### What to do
Reproduce the listing below without changes, except that pictures are left out.

[begin Source material]

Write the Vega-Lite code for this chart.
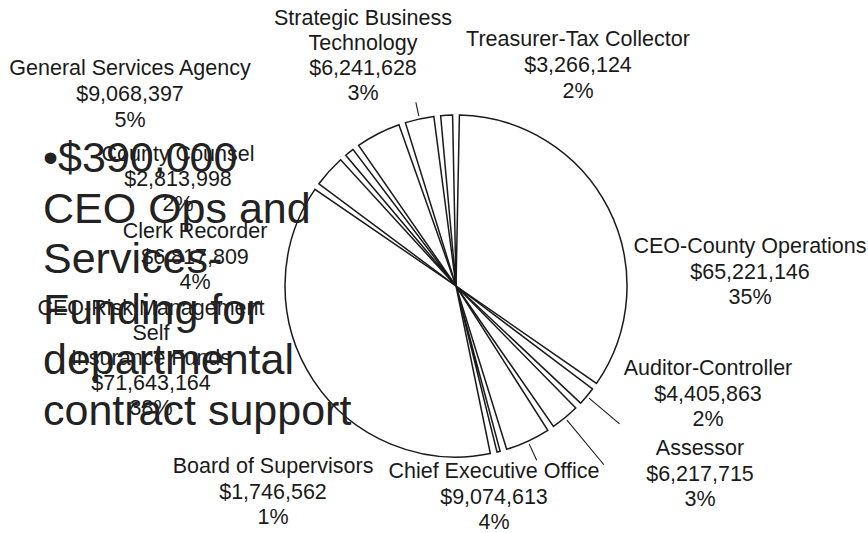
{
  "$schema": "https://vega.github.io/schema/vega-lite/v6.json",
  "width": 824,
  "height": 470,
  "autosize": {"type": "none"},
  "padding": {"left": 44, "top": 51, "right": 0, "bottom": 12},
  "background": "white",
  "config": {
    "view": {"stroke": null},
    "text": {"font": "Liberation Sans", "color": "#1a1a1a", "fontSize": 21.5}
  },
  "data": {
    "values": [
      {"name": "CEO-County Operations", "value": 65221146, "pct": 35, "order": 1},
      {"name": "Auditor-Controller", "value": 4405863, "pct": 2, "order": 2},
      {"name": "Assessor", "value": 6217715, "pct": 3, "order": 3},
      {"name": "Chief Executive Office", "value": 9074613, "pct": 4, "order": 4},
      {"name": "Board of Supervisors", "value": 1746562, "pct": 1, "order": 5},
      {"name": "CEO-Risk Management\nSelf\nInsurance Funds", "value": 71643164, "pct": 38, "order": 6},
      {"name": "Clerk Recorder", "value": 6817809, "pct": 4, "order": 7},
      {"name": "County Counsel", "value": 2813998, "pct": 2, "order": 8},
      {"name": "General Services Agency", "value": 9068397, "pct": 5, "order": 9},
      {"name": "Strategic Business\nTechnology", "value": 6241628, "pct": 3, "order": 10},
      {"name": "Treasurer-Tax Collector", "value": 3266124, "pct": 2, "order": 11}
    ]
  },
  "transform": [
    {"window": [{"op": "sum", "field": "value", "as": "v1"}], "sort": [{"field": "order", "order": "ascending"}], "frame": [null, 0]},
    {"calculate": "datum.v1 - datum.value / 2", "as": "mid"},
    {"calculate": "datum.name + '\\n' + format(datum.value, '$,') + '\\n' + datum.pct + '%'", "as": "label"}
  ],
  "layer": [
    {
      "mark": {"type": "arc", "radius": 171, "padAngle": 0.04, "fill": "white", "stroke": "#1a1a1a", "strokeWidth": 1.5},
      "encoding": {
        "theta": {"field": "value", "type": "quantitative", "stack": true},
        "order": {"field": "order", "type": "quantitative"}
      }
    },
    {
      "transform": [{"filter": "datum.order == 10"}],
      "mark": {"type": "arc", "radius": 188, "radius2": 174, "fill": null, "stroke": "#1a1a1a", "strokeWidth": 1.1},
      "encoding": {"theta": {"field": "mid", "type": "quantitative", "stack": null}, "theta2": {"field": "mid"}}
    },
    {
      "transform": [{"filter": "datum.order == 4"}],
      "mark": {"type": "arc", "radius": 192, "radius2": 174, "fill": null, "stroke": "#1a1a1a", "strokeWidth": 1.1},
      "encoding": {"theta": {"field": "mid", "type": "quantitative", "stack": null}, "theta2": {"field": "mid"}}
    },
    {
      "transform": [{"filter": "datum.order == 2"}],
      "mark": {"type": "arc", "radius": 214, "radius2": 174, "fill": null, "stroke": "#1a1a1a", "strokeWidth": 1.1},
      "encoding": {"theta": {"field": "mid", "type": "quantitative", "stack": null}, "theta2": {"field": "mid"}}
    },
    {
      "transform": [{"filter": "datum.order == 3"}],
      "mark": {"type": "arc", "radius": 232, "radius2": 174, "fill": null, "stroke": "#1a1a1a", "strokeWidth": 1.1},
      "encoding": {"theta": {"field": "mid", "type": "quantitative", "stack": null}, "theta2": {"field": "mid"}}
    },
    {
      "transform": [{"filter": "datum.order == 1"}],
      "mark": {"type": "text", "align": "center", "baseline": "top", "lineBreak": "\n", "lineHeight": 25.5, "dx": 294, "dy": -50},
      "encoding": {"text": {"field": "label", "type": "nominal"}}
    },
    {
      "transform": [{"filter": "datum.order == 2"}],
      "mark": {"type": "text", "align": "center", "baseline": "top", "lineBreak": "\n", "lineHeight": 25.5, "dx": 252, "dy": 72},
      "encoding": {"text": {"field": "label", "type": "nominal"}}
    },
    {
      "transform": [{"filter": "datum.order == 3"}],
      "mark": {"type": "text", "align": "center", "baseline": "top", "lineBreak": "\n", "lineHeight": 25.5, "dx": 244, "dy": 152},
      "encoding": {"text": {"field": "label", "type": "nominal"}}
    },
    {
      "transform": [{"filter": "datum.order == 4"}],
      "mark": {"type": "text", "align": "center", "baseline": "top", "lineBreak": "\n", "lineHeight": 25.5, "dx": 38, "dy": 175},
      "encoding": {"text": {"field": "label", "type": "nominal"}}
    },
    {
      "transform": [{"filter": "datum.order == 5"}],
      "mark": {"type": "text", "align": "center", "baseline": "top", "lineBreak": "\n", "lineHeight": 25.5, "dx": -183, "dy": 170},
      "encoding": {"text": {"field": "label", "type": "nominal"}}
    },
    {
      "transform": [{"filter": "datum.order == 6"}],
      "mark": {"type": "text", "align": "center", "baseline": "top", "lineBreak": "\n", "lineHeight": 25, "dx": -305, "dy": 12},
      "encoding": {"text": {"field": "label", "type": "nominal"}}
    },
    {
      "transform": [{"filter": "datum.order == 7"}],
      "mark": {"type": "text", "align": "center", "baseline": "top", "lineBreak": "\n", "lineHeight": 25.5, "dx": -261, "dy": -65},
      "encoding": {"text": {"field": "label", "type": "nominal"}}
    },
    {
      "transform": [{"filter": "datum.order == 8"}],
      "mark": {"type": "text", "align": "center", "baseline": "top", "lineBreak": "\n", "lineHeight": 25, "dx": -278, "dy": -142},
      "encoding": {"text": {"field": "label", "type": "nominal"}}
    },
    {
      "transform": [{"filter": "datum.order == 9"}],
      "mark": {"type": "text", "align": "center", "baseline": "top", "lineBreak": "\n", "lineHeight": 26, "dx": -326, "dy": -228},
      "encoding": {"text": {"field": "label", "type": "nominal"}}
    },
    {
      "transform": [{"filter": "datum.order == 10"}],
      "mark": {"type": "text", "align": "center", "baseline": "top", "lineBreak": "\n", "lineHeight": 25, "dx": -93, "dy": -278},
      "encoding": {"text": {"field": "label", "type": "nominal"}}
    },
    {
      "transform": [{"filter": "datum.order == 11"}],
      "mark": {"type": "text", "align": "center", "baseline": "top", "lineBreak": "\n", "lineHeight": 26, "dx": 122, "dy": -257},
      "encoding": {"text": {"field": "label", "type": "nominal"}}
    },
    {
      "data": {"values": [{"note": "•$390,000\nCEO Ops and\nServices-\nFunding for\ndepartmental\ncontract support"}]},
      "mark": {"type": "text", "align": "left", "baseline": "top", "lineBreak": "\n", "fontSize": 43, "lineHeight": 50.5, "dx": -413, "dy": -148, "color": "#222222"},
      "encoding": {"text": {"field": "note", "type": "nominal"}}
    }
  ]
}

[end Source material]

### Response
Write the Vega-Lite code for this chart.
{
  "$schema": "https://vega.github.io/schema/vega-lite/v6.json",
  "width": 824,
  "height": 470,
  "autosize": {"type": "none"},
  "padding": {"left": 44, "top": 51, "right": 0, "bottom": 12},
  "background": "white",
  "config": {
    "view": {"stroke": null},
    "text": {"font": "Liberation Sans", "color": "#1a1a1a", "fontSize": 21.5}
  },
  "data": {
    "values": [
      {"name": "CEO-County Operations", "value": 65221146, "pct": 35, "order": 1},
      {"name": "Auditor-Controller", "value": 4405863, "pct": 2, "order": 2},
      {"name": "Assessor", "value": 6217715, "pct": 3, "order": 3},
      {"name": "Chief Executive Office", "value": 9074613, "pct": 4, "order": 4},
      {"name": "Board of Supervisors", "value": 1746562, "pct": 1, "order": 5},
      {"name": "CEO-Risk Management\nSelf\nInsurance Funds", "value": 71643164, "pct": 38, "order": 6},
      {"name": "Clerk Recorder", "value": 6817809, "pct": 4, "order": 7},
      {"name": "County Counsel", "value": 2813998, "pct": 2, "order": 8},
      {"name": "General Services Agency", "value": 9068397, "pct": 5, "order": 9},
      {"name": "Strategic Business\nTechnology", "value": 6241628, "pct": 3, "order": 10},
      {"name": "Treasurer-Tax Collector", "value": 3266124, "pct": 2, "order": 11}
    ]
  },
  "transform": [
    {"window": [{"op": "sum", "field": "value", "as": "v1"}], "sort": [{"field": "order", "order": "ascending"}], "frame": [null, 0]},
    {"calculate": "datum.v1 - datum.value / 2", "as": "mid"},
    {"calculate": "datum.name + '\\n' + format(datum.value, '$,') + '\\n' + datum.pct + '%'", "as": "label"}
  ],
  "layer": [
    {
      "mark": {"type": "arc", "radius": 171, "padAngle": 0.04, "fill": "white", "stroke": "#1a1a1a", "strokeWidth": 1.5},
      "encoding": {
        "theta": {"field": "value", "type": "quantitative", "stack": true},
        "order": {"field": "order", "type": "quantitative"}
      }
    },
    {
      "transform": [{"filter": "datum.order == 10"}],
      "mark": {"type": "arc", "radius": 188, "radius2": 174, "fill": null, "stroke": "#1a1a1a", "strokeWidth": 1.1},
      "encoding": {"theta": {"field": "mid", "type": "quantitative", "stack": null}, "theta2": {"field": "mid"}}
    },
    {
      "transform": [{"filter": "datum.order == 4"}],
      "mark": {"type": "arc", "radius": 192, "radius2": 174, "fill": null, "stroke": "#1a1a1a", "strokeWidth": 1.1},
      "encoding": {"theta": {"field": "mid", "type": "quantitative", "stack": null}, "theta2": {"field": "mid"}}
    },
    {
      "transform": [{"filter": "datum.order == 2"}],
      "mark": {"type": "arc", "radius": 214, "radius2": 174, "fill": null, "stroke": "#1a1a1a", "strokeWidth": 1.1},
      "encoding": {"theta": {"field": "mid", "type": "quantitative", "stack": null}, "theta2": {"field": "mid"}}
    },
    {
      "transform": [{"filter": "datum.order == 3"}],
      "mark": {"type": "arc", "radius": 232, "radius2": 174, "fill": null, "stroke": "#1a1a1a", "strokeWidth": 1.1},
      "encoding": {"theta": {"field": "mid", "type": "quantitative", "stack": null}, "theta2": {"field": "mid"}}
    },
    {
      "transform": [{"filter": "datum.order == 1"}],
      "mark": {"type": "text", "align": "center", "baseline": "top", "lineBreak": "\n", "lineHeight": 25.5, "dx": 294, "dy": -50},
      "encoding": {"text": {"field": "label", "type": "nominal"}}
    },
    {
      "transform": [{"filter": "datum.order == 2"}],
      "mark": {"type": "text", "align": "center", "baseline": "top", "lineBreak": "\n", "lineHeight": 25.5, "dx": 252, "dy": 72},
      "encoding": {"text": {"field": "label", "type": "nominal"}}
    },
    {
      "transform": [{"filter": "datum.order == 3"}],
      "mark": {"type": "text", "align": "center", "baseline": "top", "lineBreak": "\n", "lineHeight": 25.5, "dx": 244, "dy": 152},
      "encoding": {"text": {"field": "label", "type": "nominal"}}
    },
    {
      "transform": [{"filter": "datum.order == 4"}],
      "mark": {"type": "text", "align": "center", "baseline": "top", "lineBreak": "\n", "lineHeight": 25.5, "dx": 38, "dy": 175},
      "encoding": {"text": {"field": "label", "type": "nominal"}}
    },
    {
      "transform": [{"filter": "datum.order == 5"}],
      "mark": {"type": "text", "align": "center", "baseline": "top", "lineBreak": "\n", "lineHeight": 25.5, "dx": -183, "dy": 170},
      "encoding": {"text": {"field": "label", "type": "nominal"}}
    },
    {
      "transform": [{"filter": "datum.order == 6"}],
      "mark": {"type": "text", "align": "center", "baseline": "top", "lineBreak": "\n", "lineHeight": 25, "dx": -305, "dy": 12},
      "encoding": {"text": {"field": "label", "type": "nominal"}}
    },
    {
      "transform": [{"filter": "datum.order == 7"}],
      "mark": {"type": "text", "align": "center", "baseline": "top", "lineBreak": "\n", "lineHeight": 25.5, "dx": -261, "dy": -65},
      "encoding": {"text": {"field": "label", "type": "nominal"}}
    },
    {
      "transform": [{"filter": "datum.order == 8"}],
      "mark": {"type": "text", "align": "center", "baseline": "top", "lineBreak": "\n", "lineHeight": 25, "dx": -278, "dy": -142},
      "encoding": {"text": {"field": "label", "type": "nominal"}}
    },
    {
      "transform": [{"filter": "datum.order == 9"}],
      "mark": {"type": "text", "align": "center", "baseline": "top", "lineBreak": "\n", "lineHeight": 26, "dx": -326, "dy": -228},
      "encoding": {"text": {"field": "label", "type": "nominal"}}
    },
    {
      "transform": [{"filter": "datum.order == 10"}],
      "mark": {"type": "text", "align": "center", "baseline": "top", "lineBreak": "\n", "lineHeight": 25, "dx": -93, "dy": -278},
      "encoding": {"text": {"field": "label", "type": "nominal"}}
    },
    {
      "transform": [{"filter": "datum.order == 11"}],
      "mark": {"type": "text", "align": "center", "baseline": "top", "lineBreak": "\n", "lineHeight": 26, "dx": 122, "dy": -257},
      "encoding": {"text": {"field": "label", "type": "nominal"}}
    },
    {
      "data": {"values": [{"note": "•$390,000\nCEO Ops and\nServices-\nFunding for\ndepartmental\ncontract support"}]},
      "mark": {"type": "text", "align": "left", "baseline": "top", "lineBreak": "\n", "fontSize": 43, "lineHeight": 50.5, "dx": -413, "dy": -148, "color": "#222222"},
      "encoding": {"text": {"field": "note", "type": "nominal"}}
    }
  ]
}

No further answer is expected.